Живя в Америке, я столкнулся с проблематикой переводов во всем ее многообразии. Совершенно очевидно, что переводы в значительной степени формируют литературу и лексику многих стран. В Польше так было с латынью и французским. Неизбежное столкновение с технической цивилизацией и ее английскими терминами заставляет задуматься, что оставить как есть, а что полонизировать. Например, как перевести mass media[66] — как «средства массовой информации»? Боюсь, что этот полонизированный вариант ввел в обиход именно я, переводя эссе для изданного парижской «Культурой» сборника «Массовая культура».

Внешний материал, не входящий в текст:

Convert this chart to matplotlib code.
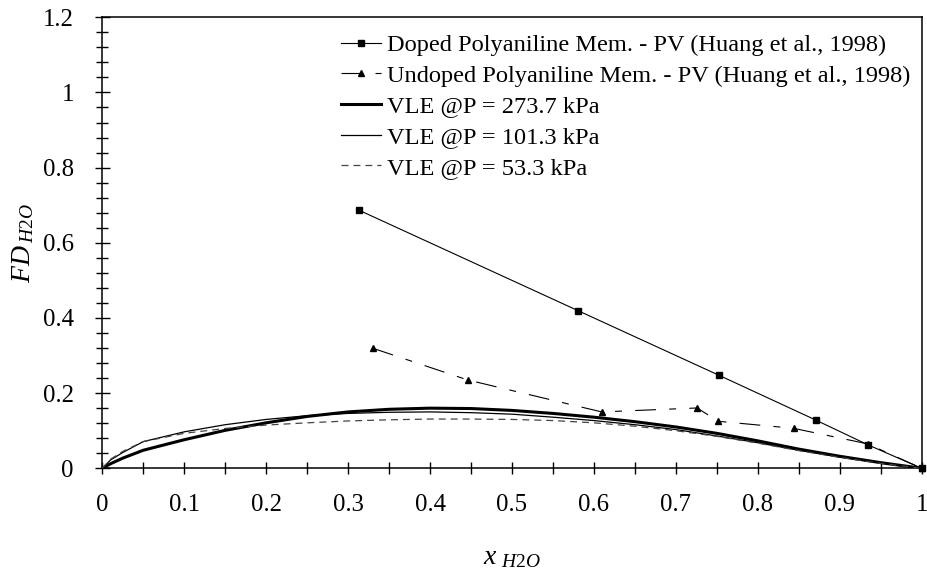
import matplotlib
matplotlib.use("Agg")
import matplotlib.pyplot as plt
from matplotlib.ticker import MultipleLocator

plt.rcParams['font.family'] = ['Liberation Serif', 'DejaVu Serif']
plt.rcParams['mathtext.fontset'] = 'custom'
plt.rcParams['mathtext.it'] = 'Liberation Serif:italic'
plt.rcParams['mathtext.rm'] = 'Liberation Serif'
plt.rcParams['lines.scale_dashes'] = False

# Pervaporation data (Huang et al., 1998)
doped_x = [0.313, 0.581, 0.7526, 0.8706, 0.934, 1.0]
doped_fd = [0.687, 0.419, 0.2475, 0.1285, 0.0628, 0.0]

undoped_x = [0.3307, 0.446, 0.6095, 0.7258, 0.752, 0.8436, 0.934, 1.0]
undoped_fd = [0.319, 0.235, 0.150, 0.1605, 0.125, 0.1064, 0.065, 0.0]

# Vapour-liquid equilibrium curves
vle_x = [0.0, 0.01, 0.025, 0.05, 0.1, 0.15, 0.2, 0.25, 0.3, 0.35, 0.4, 0.45,
         0.5, 0.55, 0.6, 0.65, 0.7, 0.75, 0.8, 0.85, 0.9, 0.95, 1.0]
vle_273 = [0.0, 0.012, 0.027, 0.048, 0.076, 0.101, 0.121, 0.138, 0.150, 0.157,
           0.160, 0.159, 0.154, 0.146, 0.136, 0.124, 0.110, 0.093, 0.073,
           0.051, 0.032, 0.015, 0.0]
vle_101 = [0.0, 0.022, 0.042, 0.071, 0.097, 0.116, 0.130, 0.140, 0.146, 0.149,
           0.150, 0.148, 0.144, 0.136, 0.127, 0.116, 0.103, 0.086, 0.068,
           0.048, 0.030, 0.014, 0.0]
vle_53 = [0.0, 0.024, 0.045, 0.071, 0.093, 0.106, 0.115, 0.121, 0.126, 0.129,
          0.131, 0.131, 0.130, 0.127, 0.121, 0.112, 0.100, 0.085, 0.067,
          0.047, 0.029, 0.013, 0.0]

labels = ["Doped Polyaniline Mem. - PV (Huang et al., 1998)",
          "Undoped Polyaniline Mem. - PV (Huang et al., 1998)",
          "VLE @P = 273.7 kPa",
          "VLE @P = 101.3 kPa",
          "VLE @P = 53.3 kPa"]

fig = plt.figure(figsize=(9.28, 5.72), dpi=100)
ax = fig.add_axes([0.1102, 0.1813, 0.9932 - 0.1102, 0.9698 - 0.1813])

ax.plot(doped_x, doped_fd, color='black', lw=0.8, marker='s', ms=4.5,
        label=labels[0], clip_on=False, zorder=5)
ax.plot(undoped_x, undoped_fd, color='black', lw=0.8, marker='^', ms=4,
        linestyle=(0, (15, 9.5, 5, 9.5)), label=labels[1], clip_on=False, zorder=5)
ax.plot(vle_x, vle_273, color='black', lw=2.2, label=labels[2], zorder=4)
ax.plot(vle_x, vle_101, color='black', lw=0.9, label=labels[3], zorder=4)
ax.plot(vle_x, vle_53, color='#444444', lw=0.9, linestyle=(0, (5, 3.6)),
        label=labels[4], zorder=4)

ax.set_xlim(0, 1)
ax.set_ylim(0, 1.2)
ax.xaxis.set_major_locator(MultipleLocator(0.1))
ax.xaxis.set_minor_locator(MultipleLocator(0.05))
ax.yaxis.set_major_locator(MultipleLocator(0.2))
ax.yaxis.set_minor_locator(MultipleLocator(0.04))
ax.xaxis.set_major_formatter(plt.FuncFormatter(lambda v, p: f"{v:g}"))
ax.yaxis.set_major_formatter(plt.FuncFormatter(lambda v, p: f"{v:g}"))

ax.tick_params(axis='x', which='both', direction='inout', length=8.9, width=1.0,
               labelsize=17.8, pad=14)
ax.tick_params(axis='y', which='major', direction='inout', length=10.8, width=1.0,
               labelsize=17.8, pad=15)
ax.tick_params(axis='y', which='minor', direction='inout', length=8.9, width=1.0)
ax.tick_params(top=False, right=False, which='both')

for s in ax.spines.values():
    s.set_linewidth(1.1)

ax.set_xlabel(r'$x\;{}_{\mathit{H2O}}$', fontsize=20, labelpad=21)
ax.set_ylabel(r'$FD\,{}_{\mathit{H2O}}$', fontsize=20, labelpad=5)

ax.legend(loc='upper left', bbox_to_anchor=(341 / 928, 1 - 34 / 572),
          bbox_transform=fig.transFigure, frameon=False, fontsize=17.6,
          handlelength=1.65, handletextpad=0.25, labelspacing=0.35,
          borderpad=0, borderaxespad=0, numpoints=1)

fig.savefig("out.png", dpi=100)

В Университете Беркли я вел семинар по переводу поэзии, используя то, чему научился в нашей виленской гимназии на уроках латыни Адольфа Рожека. Это был демократический метод коллективного перевода. Результатом совместной работы со студентами стала антология послевоенных польских поэтов, однако я предпочитал переводить других, а не себя — последнее гораздо труднее. Долгое время я был известен в одних кругах как автор «Порабощенного разума», в других — как переводчик поэтов, в первую очередь Збигнева Херберта. Как самостоятельный поэт я приобрел известность лишь в конце семидесятых.
Анка, Воронцова
Это была Варшава 1937–1938 годов, Варшава моего суженного сознания. Бассейн «Легии», домашние обеды у пани Даровской — кажется, где-то на Хожей (я закрываю глаза и вижу кусок тротуара, вход в парадную), моя квартира в Саской-Кемпе[67], доставшаяся мне в наследство от Мицинских на время их пребывания во Франции. С Анкой меня познакомил Стась Ковнацкий, учившийся в политехнике вместе с ее братом. Значит, это было уже после возвращения Стася из Кембриджа? Видимо, да. Воронцовы были русскими с примесью азиатской крови — наверное, этим объяснялась немного ласточкина красота Анки и миндалевидный разрез ее глаз. Вопреки аристократической фамилии у них был продуктовый магазинчик где-то в Праге[68], но детям они обеспечили образование. Кажется, Анка закончила юридический. Она предпочитала мужское общество, явно была из породы маркитанток и эротических сестер милосердия. Наша связь была недолгой. Духовно нас отделяли друг от друга тысячи миль, ибо она принадлежала к НРЛ[69] и преклонялась перед Вождем, Болеславом Пясецким[70]. Будучи уверена, что харизма Вождя должна подействовать на каждого, она настаивала до тех пор, пока я не согласился с ним встретиться. Белокурая бестия, спокойный, излучающий силу. Он не восхитил меня, зато впоследствии я смог понять некоторые его приключения — например, почему в тюрьме он произвел на Серова[71] такое впечатление, что тот решил его отпустить.
Анонимки
«Не любят вас, пан Чеслав», — анонимный автор прибавил эту фразу к присланной им копии довольно пакостной статьи обо мне. И то правда, за исключением определенного узкого круга, меня никогда не любили. У меня нет причин чрезмерно верить в свою правоту. Мои враги, писавшие анонимки или нападавшие на меня из-за угла, были по-своему правы. Во-первых, мои многочисленные пороки мешали вознести меня на пьедестал — вопреки очевидной общественной потребности. Во-вторых, врожденная кровожадность моего характера порой выражалась в пренебрежительных отзывах о людях, что сейчас я считаю просто невежливым. В-третьих, с самого начала моей литературной карьеры люди, проигнорированные и отверженные мной, чье присутствие было для меня моральной проблемой, обвиняли меня в грубости. Подумайте, какое огромное число людей состязается в писательстве, живописи, ваянии. Чувство иерархии не позволяет нам хвалить результаты, которые, по нашему мнению, не заслуживают похвалы, но тяжело бывает думать, скажем, о поэте, который с гордостью прислал свою новую поэму, ожидая от меня одобрения. И я оказывался перед выбором: либо написать ему, что поэма плохая, либо не отвечать. Это вовсе не вымышленный пример: именно таким образом я обидел Александра Янту[72], и это был конец нашей дружбы.